● **What you need to do**: Extract the lines of the material below, beginning with the first and ending with the line that holds "0.0359, 0.0360, 0.0361, 0.0363, 0.0364, 0.0365, 0.0366, 0.0367]". Skip every picture.
------ Data section
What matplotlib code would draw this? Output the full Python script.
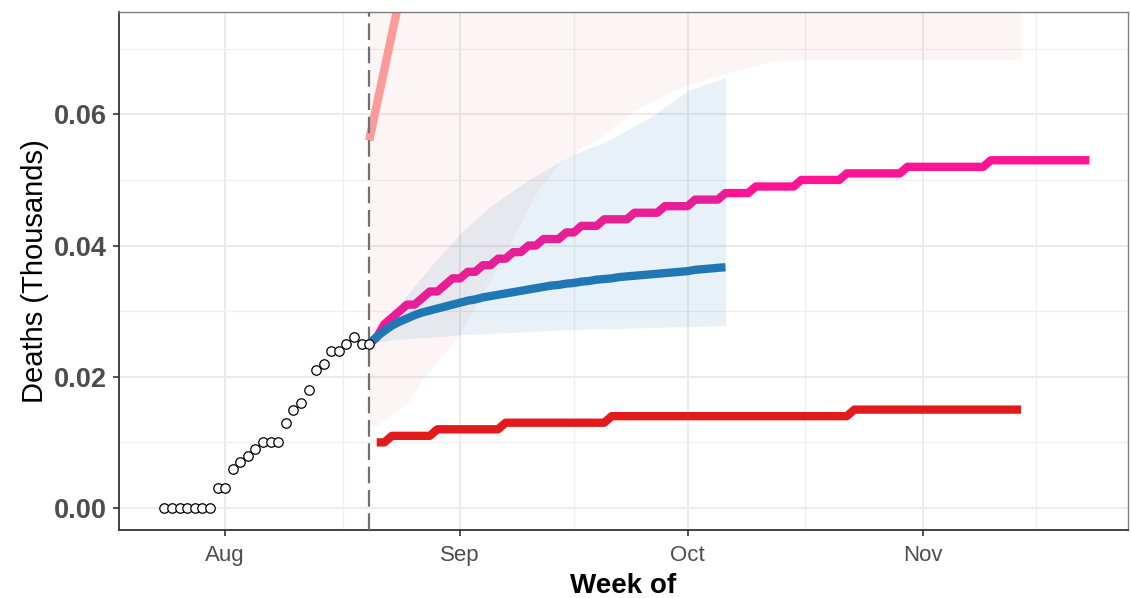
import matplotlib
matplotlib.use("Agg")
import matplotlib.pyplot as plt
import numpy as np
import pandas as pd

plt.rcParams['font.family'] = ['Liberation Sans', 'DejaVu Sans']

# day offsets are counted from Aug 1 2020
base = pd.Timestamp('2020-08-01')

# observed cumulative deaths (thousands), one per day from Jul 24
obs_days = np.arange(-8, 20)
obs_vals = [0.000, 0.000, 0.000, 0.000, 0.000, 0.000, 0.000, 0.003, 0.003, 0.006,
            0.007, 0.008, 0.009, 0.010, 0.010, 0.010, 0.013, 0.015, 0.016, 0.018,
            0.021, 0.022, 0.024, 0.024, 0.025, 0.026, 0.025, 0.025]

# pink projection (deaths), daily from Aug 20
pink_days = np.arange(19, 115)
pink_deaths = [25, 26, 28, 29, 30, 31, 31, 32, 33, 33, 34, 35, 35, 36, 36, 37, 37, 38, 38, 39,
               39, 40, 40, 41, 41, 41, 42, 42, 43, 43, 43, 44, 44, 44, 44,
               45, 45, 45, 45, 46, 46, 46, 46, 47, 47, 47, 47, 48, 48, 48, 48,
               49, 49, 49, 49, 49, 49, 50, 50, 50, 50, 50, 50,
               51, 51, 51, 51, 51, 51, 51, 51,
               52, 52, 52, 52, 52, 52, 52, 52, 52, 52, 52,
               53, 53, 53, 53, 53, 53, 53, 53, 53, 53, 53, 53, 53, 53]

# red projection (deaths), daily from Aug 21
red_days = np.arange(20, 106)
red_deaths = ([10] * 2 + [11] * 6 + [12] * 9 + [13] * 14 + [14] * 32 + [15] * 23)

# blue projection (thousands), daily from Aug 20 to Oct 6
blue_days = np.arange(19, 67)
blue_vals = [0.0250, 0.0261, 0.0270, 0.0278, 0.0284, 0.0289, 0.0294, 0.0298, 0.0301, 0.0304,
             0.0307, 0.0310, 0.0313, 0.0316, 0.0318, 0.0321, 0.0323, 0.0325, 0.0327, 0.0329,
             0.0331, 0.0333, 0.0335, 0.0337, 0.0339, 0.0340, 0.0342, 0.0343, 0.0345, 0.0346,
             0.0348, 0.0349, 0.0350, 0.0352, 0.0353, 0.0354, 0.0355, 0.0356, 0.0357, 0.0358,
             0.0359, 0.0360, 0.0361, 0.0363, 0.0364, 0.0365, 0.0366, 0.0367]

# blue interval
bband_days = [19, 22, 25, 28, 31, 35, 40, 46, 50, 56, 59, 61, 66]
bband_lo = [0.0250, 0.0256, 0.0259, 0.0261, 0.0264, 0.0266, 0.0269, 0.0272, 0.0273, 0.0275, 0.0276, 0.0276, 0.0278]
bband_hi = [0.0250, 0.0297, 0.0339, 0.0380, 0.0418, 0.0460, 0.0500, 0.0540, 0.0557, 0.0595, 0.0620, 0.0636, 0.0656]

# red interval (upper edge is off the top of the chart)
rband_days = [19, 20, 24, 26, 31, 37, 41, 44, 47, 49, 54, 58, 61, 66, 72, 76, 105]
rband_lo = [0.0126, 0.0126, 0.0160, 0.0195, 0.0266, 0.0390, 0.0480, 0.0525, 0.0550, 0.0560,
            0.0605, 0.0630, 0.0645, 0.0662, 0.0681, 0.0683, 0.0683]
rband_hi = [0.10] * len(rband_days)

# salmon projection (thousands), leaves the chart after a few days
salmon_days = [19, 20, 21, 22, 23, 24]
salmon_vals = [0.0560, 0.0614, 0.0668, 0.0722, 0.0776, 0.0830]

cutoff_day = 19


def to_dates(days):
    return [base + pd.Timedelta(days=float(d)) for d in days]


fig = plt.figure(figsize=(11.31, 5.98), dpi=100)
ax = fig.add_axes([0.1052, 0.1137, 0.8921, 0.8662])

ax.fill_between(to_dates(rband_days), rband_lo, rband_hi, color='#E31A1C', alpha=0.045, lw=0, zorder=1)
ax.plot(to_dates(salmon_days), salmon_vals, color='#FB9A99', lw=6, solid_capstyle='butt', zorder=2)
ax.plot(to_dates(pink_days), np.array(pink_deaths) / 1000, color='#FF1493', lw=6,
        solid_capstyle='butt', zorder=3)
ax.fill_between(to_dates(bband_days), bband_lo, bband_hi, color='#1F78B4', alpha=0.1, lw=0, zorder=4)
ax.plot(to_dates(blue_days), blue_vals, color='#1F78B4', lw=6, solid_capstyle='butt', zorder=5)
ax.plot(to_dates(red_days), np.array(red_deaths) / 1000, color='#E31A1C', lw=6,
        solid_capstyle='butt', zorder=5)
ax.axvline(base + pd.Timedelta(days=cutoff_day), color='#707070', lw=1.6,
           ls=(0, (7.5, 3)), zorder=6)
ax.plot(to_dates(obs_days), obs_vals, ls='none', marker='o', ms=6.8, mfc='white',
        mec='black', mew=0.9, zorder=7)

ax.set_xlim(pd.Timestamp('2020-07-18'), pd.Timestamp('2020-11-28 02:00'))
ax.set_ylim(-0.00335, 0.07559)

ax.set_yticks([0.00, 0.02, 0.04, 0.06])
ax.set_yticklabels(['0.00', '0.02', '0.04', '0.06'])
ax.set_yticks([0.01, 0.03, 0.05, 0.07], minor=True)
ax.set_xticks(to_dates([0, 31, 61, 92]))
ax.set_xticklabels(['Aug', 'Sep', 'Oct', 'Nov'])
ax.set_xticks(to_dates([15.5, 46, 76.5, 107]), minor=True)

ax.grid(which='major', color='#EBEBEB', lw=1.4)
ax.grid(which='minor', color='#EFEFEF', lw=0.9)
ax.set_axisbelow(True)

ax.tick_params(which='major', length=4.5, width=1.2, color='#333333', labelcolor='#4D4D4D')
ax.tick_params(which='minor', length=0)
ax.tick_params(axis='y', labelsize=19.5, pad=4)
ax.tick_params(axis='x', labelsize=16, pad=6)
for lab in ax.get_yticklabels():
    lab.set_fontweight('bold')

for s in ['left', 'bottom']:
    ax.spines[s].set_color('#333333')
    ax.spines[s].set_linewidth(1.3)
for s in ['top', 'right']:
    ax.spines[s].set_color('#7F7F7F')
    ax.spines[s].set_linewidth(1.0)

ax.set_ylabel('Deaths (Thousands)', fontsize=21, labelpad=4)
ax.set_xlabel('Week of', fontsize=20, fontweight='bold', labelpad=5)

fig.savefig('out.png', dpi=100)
------------
● **Written response**:
What matplotlib code would draw this? Output the full Python script.
import matplotlib
matplotlib.use("Agg")
import matplotlib.pyplot as plt
import numpy as np
import pandas as pd

plt.rcParams['font.family'] = ['Liberation Sans', 'DejaVu Sans']

# day offsets are counted from Aug 1 2020
base = pd.Timestamp('2020-08-01')

# observed cumulative deaths (thousands), one per day from Jul 24
obs_days = np.arange(-8, 20)
obs_vals = [0.000, 0.000, 0.000, 0.000, 0.000, 0.000, 0.000, 0.003, 0.003, 0.006,
            0.007, 0.008, 0.009, 0.010, 0.010, 0.010, 0.013, 0.015, 0.016, 0.018,
            0.021, 0.022, 0.024, 0.024, 0.025, 0.026, 0.025, 0.025]

# pink projection (deaths), daily from Aug 20
pink_days = np.arange(19, 115)
pink_deaths = [25, 26, 28, 29, 30, 31, 31, 32, 33, 33, 34, 35, 35, 36, 36, 37, 37, 38, 38, 39,
               39, 40, 40, 41, 41, 41, 42, 42, 43, 43, 43, 44, 44, 44, 44,
               45, 45, 45, 45, 46, 46, 46, 46, 47, 47, 47, 47, 48, 48, 48, 48,
               49, 49, 49, 49, 49, 49, 50, 50, 50, 50, 50, 50,
               51, 51, 51, 51, 51, 51, 51, 51,
               52, 52, 52, 52, 52, 52, 52, 52, 52, 52, 52,
               53, 53, 53, 53, 53, 53, 53, 53, 53, 53, 53, 53, 53, 53]

# red projection (deaths), daily from Aug 21
red_days = np.arange(20, 106)
red_deaths = ([10] * 2 + [11] * 6 + [12] * 9 + [13] * 14 + [14] * 32 + [15] * 23)

# blue projection (thousands), daily from Aug 20 to Oct 6
blue_days = np.arange(19, 67)
blue_vals = [0.0250, 0.0261, 0.0270, 0.0278, 0.0284, 0.0289, 0.0294, 0.0298, 0.0301, 0.0304,
             0.0307, 0.0310, 0.0313, 0.0316, 0.0318, 0.0321, 0.0323, 0.0325, 0.0327, 0.0329,
             0.0331, 0.0333, 0.0335, 0.0337, 0.0339, 0.0340, 0.0342, 0.0343, 0.0345, 0.0346,
             0.0348, 0.0349, 0.0350, 0.0352, 0.0353, 0.0354, 0.0355, 0.0356, 0.0357, 0.0358,
             0.0359, 0.0360, 0.0361, 0.0363, 0.0364, 0.0365, 0.0366, 0.0367]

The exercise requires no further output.